Citizens Campaign for the Environment is trying to do something about it, by lobbying towns to pass ordinances banning plastic bags and encouraging consumers to change their habits by bringing their own reusable bags when they shop.

"It's cheap and easy," Ferenz said. "Bring your own bags, BYOB, it's something easy people can do to help the environment."

Westport has already implimented a ban on the giveway of free plastic bags at the checkout counter.

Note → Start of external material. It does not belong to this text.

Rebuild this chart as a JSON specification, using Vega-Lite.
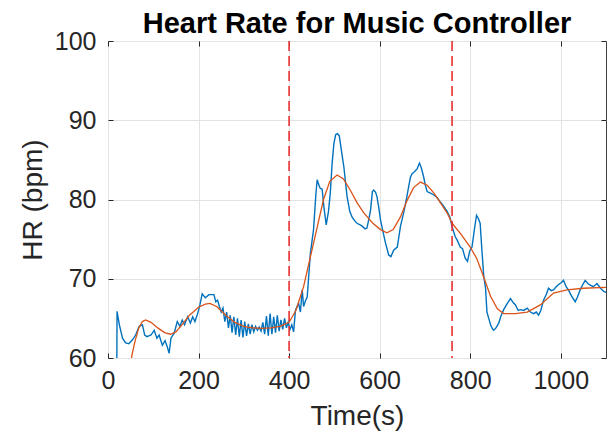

As a result, use of reusable bags increased by 70 percent in only a year-and-a-half, according to Ferenz.

"We highly agree with the legislation Westport has been using and it's a good model for other towns to use as well," she said.

Citizens Campaign for the Environment and Andy Keller, who dresses up as the infamous Plastic Bag Monster, a costume made with 500 bags, the number the average American uses a year, teamed up for an event at Penfield Beach in Fairfield in July to encourage a ban there.


Wilton will hold a public hearing on a proposed plastic bag ban in its town on Sept. 20, and Ferenz has asked the Monroe Town Council to approve a ban of its own.

Ferenz had accepted an invitation to speak before the council's Legislative & Administrative Committee.

"I think they're reasonably going to wait to see what surrounding towns are going to do," she said of the experience.


JP Sredzinski, chairman of the Legislative & Administrative Committee, could not be reached for comment in time for this story.

Fairfield's Representative Town Meeting chose not to approve a plastic bag ban about two years ago, but, so far, Ferenz said she has not encountered any resistence there nor in any of the other towns where she has presented the concept.

"Reducing plastic bag consumption saves energy, marine mammals and wildlife, reduces litter and protects our environment," she said. "The days of living in a throw-away society should be replaced with reusing reusable bags."